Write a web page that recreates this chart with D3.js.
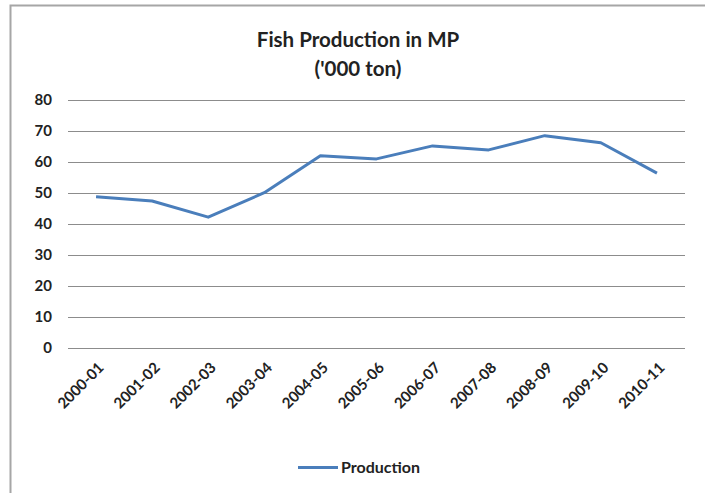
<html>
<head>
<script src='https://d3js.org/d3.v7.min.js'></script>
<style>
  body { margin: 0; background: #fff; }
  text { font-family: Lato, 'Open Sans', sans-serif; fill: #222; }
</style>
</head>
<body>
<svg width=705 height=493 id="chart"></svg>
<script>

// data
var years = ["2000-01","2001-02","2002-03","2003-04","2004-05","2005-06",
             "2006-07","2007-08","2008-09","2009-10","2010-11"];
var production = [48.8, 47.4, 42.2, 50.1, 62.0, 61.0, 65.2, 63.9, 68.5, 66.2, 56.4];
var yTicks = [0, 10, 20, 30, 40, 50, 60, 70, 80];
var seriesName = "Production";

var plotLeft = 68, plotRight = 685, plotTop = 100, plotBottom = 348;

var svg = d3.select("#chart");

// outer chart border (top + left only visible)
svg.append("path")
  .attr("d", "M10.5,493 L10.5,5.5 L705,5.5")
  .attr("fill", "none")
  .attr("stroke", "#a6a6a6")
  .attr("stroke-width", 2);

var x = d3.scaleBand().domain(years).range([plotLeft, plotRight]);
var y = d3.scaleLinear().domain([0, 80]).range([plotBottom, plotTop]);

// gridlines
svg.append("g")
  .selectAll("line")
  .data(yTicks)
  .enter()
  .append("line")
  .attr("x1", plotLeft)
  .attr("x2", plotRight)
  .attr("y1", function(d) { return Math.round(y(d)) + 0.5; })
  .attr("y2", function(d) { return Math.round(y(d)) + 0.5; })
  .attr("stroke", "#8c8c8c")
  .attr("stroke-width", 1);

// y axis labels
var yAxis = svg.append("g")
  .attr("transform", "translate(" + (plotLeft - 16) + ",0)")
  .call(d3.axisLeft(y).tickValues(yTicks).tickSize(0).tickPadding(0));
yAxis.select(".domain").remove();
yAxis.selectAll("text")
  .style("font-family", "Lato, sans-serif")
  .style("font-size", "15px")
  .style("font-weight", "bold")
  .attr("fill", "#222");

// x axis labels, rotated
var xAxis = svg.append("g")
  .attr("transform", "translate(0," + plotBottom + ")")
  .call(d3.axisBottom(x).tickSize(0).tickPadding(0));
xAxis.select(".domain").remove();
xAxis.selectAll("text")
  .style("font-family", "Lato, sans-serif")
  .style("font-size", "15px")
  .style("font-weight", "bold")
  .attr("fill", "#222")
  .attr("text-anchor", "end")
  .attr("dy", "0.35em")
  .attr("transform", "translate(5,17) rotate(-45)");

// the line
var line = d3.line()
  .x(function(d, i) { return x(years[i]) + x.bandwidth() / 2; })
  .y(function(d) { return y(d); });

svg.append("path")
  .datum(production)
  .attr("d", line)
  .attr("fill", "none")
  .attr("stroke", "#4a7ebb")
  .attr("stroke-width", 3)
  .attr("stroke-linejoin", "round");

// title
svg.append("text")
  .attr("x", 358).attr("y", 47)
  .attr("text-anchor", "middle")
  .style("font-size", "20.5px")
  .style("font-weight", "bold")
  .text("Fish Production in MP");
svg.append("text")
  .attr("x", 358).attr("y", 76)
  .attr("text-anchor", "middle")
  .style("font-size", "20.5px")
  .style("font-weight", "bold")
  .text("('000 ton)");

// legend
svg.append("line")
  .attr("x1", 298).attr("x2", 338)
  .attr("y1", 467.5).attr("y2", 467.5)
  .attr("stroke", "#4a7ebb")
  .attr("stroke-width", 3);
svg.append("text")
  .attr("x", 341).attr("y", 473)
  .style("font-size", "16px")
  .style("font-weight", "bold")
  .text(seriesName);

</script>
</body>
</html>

━━━━━━━━━━━━━━━━

▸ **Task brief**
Extract each line holding the string "chart".

▸ **Solved problem**
Write a web page that recreates this chart with D3.js.
<svg width=705 height=493 id="chart"></svg>
var svg = d3.select("#chart");
// outer chart border (top + left only visible)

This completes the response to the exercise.